Oper in Reinkultur: „Und wie oft gehen Sie in die OPER?“ Das könnte eine Small-Talk-Frage einer überaus gebildeten, eher älteren Dame sein. Sie ist so schwer behangen mit Gold, das es als Bodybuilding angerechnet werden könnte. Sie zeigt ihre knall rot geschminkten Lippen auf einem Sektempfang. An ihrer Seite ein schneeweißer Pudel mit Schleifchen auf dem Kopf. „Nicht meine Welt. Ich spare lieber auf das Bruce Springsteen Konzert,“ würde ich als eine typische Antwort einstufen. Aber wer so antwortet, ist wohl gar nicht erst auf einem derartigen Empfang anzutreffen. Opernbesuche haben den Ruf und Beigeschmack von Exklusivität und Bildungsbürgertum. Die Karten in den ersten zehn Reihen zur Eröffnung der Bayreuther Festspiele kosteten dieses Jahr 416 Euro pro Stück. Und das heißt noch lange nicht, dass person überhaupt eine hätte abbekommen können.
Laut der Datenbank Statista gingen 2019 (also vor der Corona-Pandemie) 4 % der Deutschen regelmäßig ins Theater oder Ballett oder in die Oper, 38 % gelegentlich und 58 % nie.
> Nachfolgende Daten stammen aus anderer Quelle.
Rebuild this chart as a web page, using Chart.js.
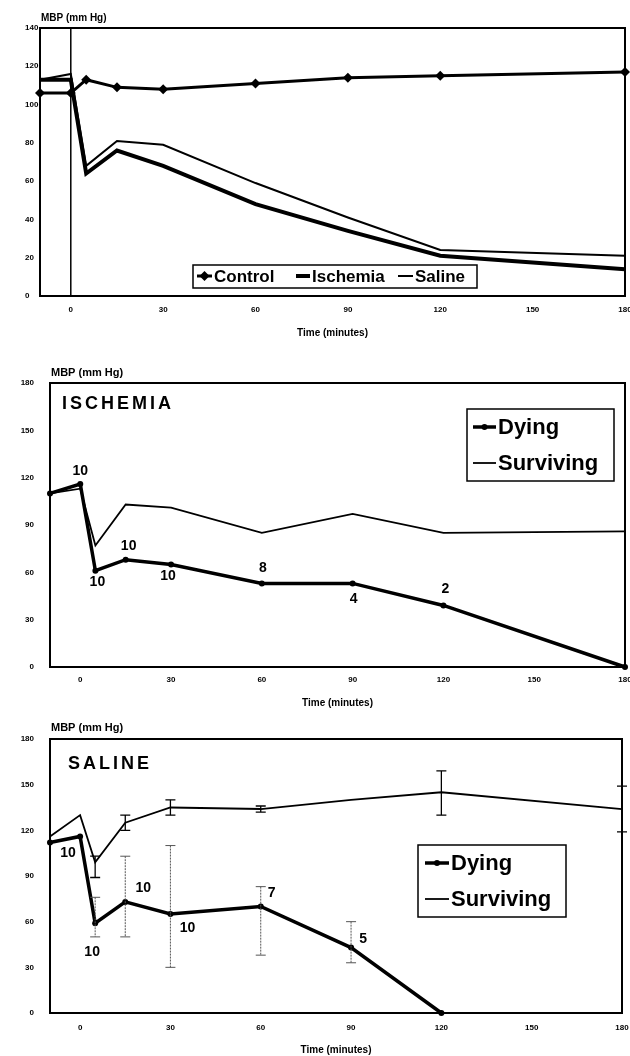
<!DOCTYPE html>
<html>
<head>
<meta charset="utf-8">
<script src="https://cdn.jsdelivr.net/npm/chart.js@4/dist/chart.umd.min.js"></script>
<style>
  html, body { margin: 0; padding: 0; background: #fff; }
  #wrap { position: relative; width: 630px; height: 1056px; }
  .panel { position: absolute; left: 0; width: 630px; }
</style>
</head>
<body>
<div id="wrap">
  <div class="panel" style="top:0;height:340px"><canvas id="c1"></canvas></div>
  <div class="panel" style="top:340px;height:370px"><canvas id="c2"></canvas></div>
  <div class="panel" style="top:710px;height:346px"><canvas id="c3"></canvas></div>
</div>
<script>
/* ── Data ─────────────────────────────────────────────────────────────── */
const X_TICKS = [0, 30, 60, 90, 120, 150, 180];

// Panel 1 – group means
const timesAll    = [-10, 0, 5, 15, 30, 60, 90, 120, 180];
const controlMbp  = [106, 106, 113, 109, 108, 111, 114, 115, 117];
const ischemiaMbp = [113, 113, 64, 76, 68, 48, 34, 21, 14];
const salineMbp   = [113, 116, 68, 81, 79, 59, 41, 24, 21];
const injectTime  = 0;           // vertical marker at t = 0

// Panel 2 – ischemia, dying vs surviving
const ischTimes     = [-10, 0, 5, 15, 30, 60, 90, 120, 180];
const ischDying     = [110, 116, 61, 68, 65, 53, 53, 39, 0];
const ischSurviving = [110, 113, 77, 103, 101, 85, 97, 85, 86];
const ischDyingN    = [null, 10, 10, 10, 10, 8, 4, 2, null];

// Panel 3 – saline, dying vs surviving (with error bars)
const salTimes     = [-10, 0, 5, 15, 30, 60, 90, 120, 180];
const salDying     = [112, 116, 59, 73, 65, 70, 43, 0, null];
const salDyingHi   = [null, null, 76, 103, 110, 83, 60, null, null];
const salDyingLo   = [null, null, 50, 50, 30, 38, 33, null, null];
const salSurviving = [116, 130, 99, 125, 135, 134, 140, 145, 134];
const salSurvHi    = [null, null, 103, 130, 140, 136, null, 159, 149];
const salSurvLo    = [null, null, 89, 120, 130, 132, null, 130, 119];
const salDyingN    = [null, 10, 10, 10, 10, 7, 5, null, null];

/* ── Helpers ──────────────────────────────────────────────────────────── */
const FONT = '"Liberation Sans", Arial, sans-serif';
const INK = '#000';

function pts(times, vals) {
  return times.map((t, i) => ({ x: t, y: vals[i] })).filter(p => p.y != null);
}

function marker(ctx, style, x, y, r) {
  ctx.beginPath();
  if (style === 'rectRot') {
    ctx.moveTo(x, y - r); ctx.lineTo(x + r, y); ctx.lineTo(x, y + r); ctx.lineTo(x - r, y);
    ctx.closePath();
  } else {
    ctx.arc(x, y, r, 0, Math.PI * 2);
  }
  ctx.fill();
}

/* ── Plugin: frame, titles, counts, error bars, legend ───────────────── */
const decor = {
  id: 'decor',
  afterDatasetsDraw(chart, args, o) {
    const { ctx, scales: { x, y } } = chart;
    ctx.save();
    (o.errorBars || []).forEach(eb => {
      ctx.strokeStyle = eb.color;
      ctx.lineWidth = eb.width;
      eb.times.forEach((t, i) => {
        if (eb.hi[i] == null) return;
        const px = x.getPixelForValue(t);
        const yh = y.getPixelForValue(eb.hi[i]);
        const yl = y.getPixelForValue(eb.lo[i]);
        ctx.setLineDash(eb.dash || []);
        ctx.beginPath();
        ctx.moveTo(px, yh); ctx.lineTo(px, yl);
        ctx.stroke();
        ctx.setLineDash([]);
        ctx.beginPath();
        ctx.moveTo(px - 5, yh); ctx.lineTo(px + 5, yh);
        ctx.moveTo(px - 5, yl); ctx.lineTo(px + 5, yl);
        ctx.stroke();
      });
    });
    ctx.restore();
  },
  afterDraw(chart, args, o) {
    const { ctx, chartArea: a, scales: { x, y } } = chart;
    ctx.save();
    ctx.strokeStyle = INK;
    ctx.fillStyle = INK;

    // plot frame
    ctx.lineWidth = 2;
    ctx.strokeRect(a.left, a.top, a.right - a.left, a.bottom - a.top);

    // y title above the axis
    ctx.font = `bold ${o.yTitle.size}px ${FONT}`;
    ctx.textAlign = 'left';
    ctx.textBaseline = 'middle';
    ctx.fillText('MBP (mm Hg)', o.yTitle.x, o.yTitle.y);

    // panel label
    if (o.panelTitle) {
      ctx.font = `bold 18px ${FONT}`;
      ctx.letterSpacing = '3px';
      ctx.fillText(o.panelTitle.text, o.panelTitle.x, o.panelTitle.y);
      ctx.letterSpacing = '0px';
    }

    // n per time point
    if (o.counts) {
      const c = o.counts;
      ctx.font = `bold 14px ${FONT}`;
      ctx.textAlign = 'center';
      c.n.forEach((n, i) => {
        if (n == null) return;
        const off = c.offsets[i] || [0, 0];
        ctx.fillText(String(n),
          x.getPixelForValue(c.times[i]) + off[0],
          y.getPixelForValue(c.vals[i]) + off[1]);
      });
    }

    // legend
    if (o.legend) {
      const lg = o.legend;
      const [bx, by, bw, bh] = lg.box;
      ctx.lineWidth = 1.5;
      ctx.strokeRect(bx, by, bw, bh);
      ctx.font = `bold ${lg.size}px ${FONT}`;
      ctx.textAlign = 'left';
      ctx.textBaseline = 'middle';
      lg.items.forEach(it => {
        const ds = chart.data.datasets[it.dataset];
        ctx.lineWidth = ds.borderWidth;
        ctx.beginPath();
        ctx.moveTo(it.x, it.y); ctx.lineTo(it.x + it.w, it.y);
        ctx.stroke();
        if (ds.pointRadius > 0) marker(ctx, ds.pointStyle, it.x + it.w / 2, it.y, ds.pointRadius);
        ctx.fillText(ds.label, it.x + it.w + 2, it.y + 1);
      });
    }
    ctx.restore();
  }
};

function buildOptions(cfg) {
  return {
    responsive: true,
    maintainAspectRatio: false,
    animation: false,
    layout: { padding: { top: cfg.top, left: cfg.padLeft, right: cfg.padRight, bottom: 0 } },
    plugins: {
      legend: { display: false },
      tooltip: { enabled: false },
      decor: cfg.decor
    },
    scales: {
      x: {
        type: 'linear', min: -10, max: 180,
        grid: { display: false, drawTicks: false },
        border: { display: false },
        afterBuildTicks: s => { s.ticks = X_TICKS.map(v => ({ value: v })); },
        afterFit: s => { s.height = cfg.xHeight; s.paddingLeft = 0; s.paddingRight = 0; },
        ticks: { padding: cfg.xTickPad, color: INK, autoSkip: false, maxRotation: 0,
                 font: { size: 8, weight: 'bold', family: FONT } },
        title: { display: true, text: 'Time (minutes)', color: INK,
                 font: { size: 10, weight: 'bold', family: FONT },
                 padding: { top: 0, bottom: cfg.xTitlePad } }
      },
      y: {
        min: 0, max: cfg.yMax,
        grid: { display: false, drawTicks: false },
        border: { display: false },
        afterFit: s => { s.width = cfg.yWidth; s.paddingTop = 0; s.paddingBottom = 0; },
        ticks: { stepSize: cfg.yStep, padding: cfg.yTickPad, crossAlign: cfg.yAlign, color: INK,
                 font: { size: 8, weight: 'bold', family: FONT } }
      }
    }
  };
}

function lineDs(label, data, width, radius, style) {
  return {
    label, data,
    borderColor: INK, backgroundColor: INK,
    borderWidth: width,
    pointRadius: radius, pointStyle: style || 'circle',
    pointBackgroundColor: INK, pointBorderWidth: 0,
    tension: 0, clip: false
  };
}

/* ── Panel 1 ──────────────────────────────────────────────────────────── */
new Chart(document.getElementById('c1'), {
  type: 'line',
  data: {
    datasets: [
      lineDs('Control', pts(timesAll, controlMbp), 3, 5, 'rectRot'),
      lineDs('Ischemia', pts(timesAll, ischemiaMbp), 4, 0),
      lineDs('Saline', pts(timesAll, salineMbp), 2, 0),
      lineDs('', [{ x: injectTime, y: 0 }, { x: injectTime, y: 140 }], 1.5, 0)
    ]
  },
  options: buildOptions({
    top: 28, padLeft: 25, padRight: 5, yWidth: 15, yAlign: 'far', yTickPad: 0,
    xHeight: 44, xTickPad: 9, xTitlePad: 1, yMax: 140, yStep: 20,
    decor: {
      yTitle: { x: 41, y: 18, size: 10 },
      legend: {
        box: [193, 265, 284, 23], size: 17,
        items: [
          { dataset: 0, x: 197, y: 276, w: 15 },
          { dataset: 1, x: 296, y: 276, w: 14 },
          { dataset: 2, x: 398, y: 276, w: 15 }
        ]
      }
    }
  }),
  plugins: [decor]
});

/* ── Panel 2 ──────────────────────────────────────────────────────────── */
new Chart(document.getElementById('c2'), {
  type: 'line',
  data: {
    datasets: [
      lineDs('Dying', pts(ischTimes, ischDying), 3.5, 3),
      lineDs('Surviving', pts(ischTimes, ischSurviving), 1.8, 0)
    ]
  },
  options: buildOptions({
    top: 43, padLeft: 0, padRight: 5, yWidth: 50, yAlign: 'near', yTickPad: 16,
    xHeight: 43, xTickPad: 8, xTitlePad: 1, yMax: 180, yStep: 30,
    decor: {
      yTitle: { x: 51, y: 33, size: 11 },
      panelTitle: { text: 'ISCHEMIA', x: 62, y: 64 },
      counts: {
        times: ischTimes, vals: ischDying, n: ischDyingN,
        offsets: { 1: [0, -13], 2: [2, 11], 3: [3, -14], 4: [-3, 12], 5: [1, -15], 6: [1, 16], 7: [2, -16] }
      },
      legend: {
        box: [467, 69, 147, 72], size: 22,
        items: [
          { dataset: 0, x: 473, y: 87, w: 23 },
          { dataset: 1, x: 473, y: 123, w: 23 }
        ]
      }
    }
  }),
  plugins: [decor]
});

/* ── Panel 3 ──────────────────────────────────────────────────────────── */
new Chart(document.getElementById('c3'), {
  type: 'line',
  data: {
    datasets: [
      lineDs('Dying', pts(salTimes, salDying), 3.5, 3),
      lineDs('Surviving', pts(salTimes, salSurviving), 1.8, 0)
    ]
  },
  options: buildOptions({
    top: 29, padLeft: 0, padRight: 8, yWidth: 50, yAlign: 'near', yTickPad: 16,
    xHeight: 43, xTickPad: 10, xTitlePad: 0, yMax: 180, yStep: 30,
    decor: {
      yTitle: { x: 51, y: 18, size: 11 },
      panelTitle: { text: 'SALINE', x: 68, y: 54 },
      counts: {
        times: salTimes, vals: salDying, n: salDyingN,
        offsets: { 1: [-12, 17], 2: [-3, 29], 3: [18, -14], 4: [17, 14], 5: [11, -13], 6: [12, -8] }
      },
      errorBars: [
        { times: salTimes, hi: salDyingHi, lo: salDyingLo, color: '#555', width: 1, dash: [2, 1] },
        { times: salTimes, hi: salSurvHi, lo: salSurvLo, color: INK, width: 1.3 }
      ],
      legend: {
        box: [418, 135, 148, 72], size: 22,
        items: [
          { dataset: 0, x: 425, y: 153, w: 24 },
          { dataset: 1, x: 425, y: 189, w: 24 }
        ]
      }
    }
  }),
  plugins: [decor]
});
</script>
</body>
</html>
Oper im Film: Als ich noch die Studi-O-Film-Reihe im Jülicher Capitol betrieb, zeigten wir den Film DIVA von Jean-Jacques Beineix als sonntägliche Matinee. Es gab tatsächlich ein Glas Sekt dazu und ich hätte auch verbotenerweise der mittelgroßen Hunderasse mit häufig lockigem Fell freien Eintritt gewährt, mit und ohne Schleifchen. Jules, ein junger Pariser Postbote auf einem Mofa verehrt die Opernsängerin Cynthia und nimmt heimlich ein Konzert von ihr auf, da die DIVA keine Aufnahmen ihres Gesangs zulässt. Bekannte Opernklänge werden kontrastiert von Ganoven in der klassischen Gangster-Limousine Citroën Traction Avant, ganz in Weiß. Eine so nette wie haarsträubende Story, deren Verwicklungen sich an optisch reizvollen Orten wie etwa im Shabby Chic eines großzügigen Lofts abspielen. Der Film feiert gerade seinen 40 Geburtstag und ist schon lange KULT.
Oper als Übertragung im Kino: Der Kino-Gigant Hans-Joachim Flebbe, ist bekannt als Begründer der 1988 aus der Taufe gehobenen CinemaxX-Kette. Heute besitzt der inzwischen Siebzigjährige die über ganz Deutschland verteilten ASTOR Film-Lounges, die als das Nonplusultra in der deutschen Kinoscene gelten. Dazu zählt das 1950 in Köln eröffnete Residenz-Kino, das Flebbe aufwendig zu einem Luxuskino umgebaut und 2012 als ASTOR Film-Lounge wiedereröffnet hat, mit Portier, Garderobe, Clubsesseln und freundlicher Bedienung, bei der man alles vom Feinsten bestellen kann, also fast schon ein Opernhaus. Und das ist das Stichwort: In diesen Premium-Kinos kann man zu erschwinglichen Preisen teilhaben an den begehrtesten Opernvorführungen der Welt, dargeboten beispielsweise von der Metropolitan Opera, New York.
Opern-Kino in Aachen: Die Kino-Familie Stürtz aus Alsdorf, inzwischen in der vierten Generation aktiv, beherrscht mittlerweile die Kinoszene in Aachen. Ihre denkmalgerechte Wiedereröffnung des Aachener Capitol-Kinos kann locker mit den Flebbe-Longes mithalten. Auch hier kann man Opern-Übertragungen erleben (2019 z.B.Turandot). Das Ambiente und der gute Ton sichern den Event-Charakter. Das Aachener Stadttheater bietet ja zudem auch OPER live und eigentlich aus der Not der Corona bedingten Aufführungsverbote heraus entstand ein ganz besonderer Opern-Film: Turandot (Puccini), Inszenierung: Ewa Teilmans, Film-Regie: Michael Chauvistré. Vier Kameras, weit mehr als ein Mitschnitt, ein eigenes Werk. Klavierbegleitung statt Orchester. Ich habe die Premiere open air im Aachener Kennedy Park erlebt und wünsche mir den Film ins Aachener Capitol.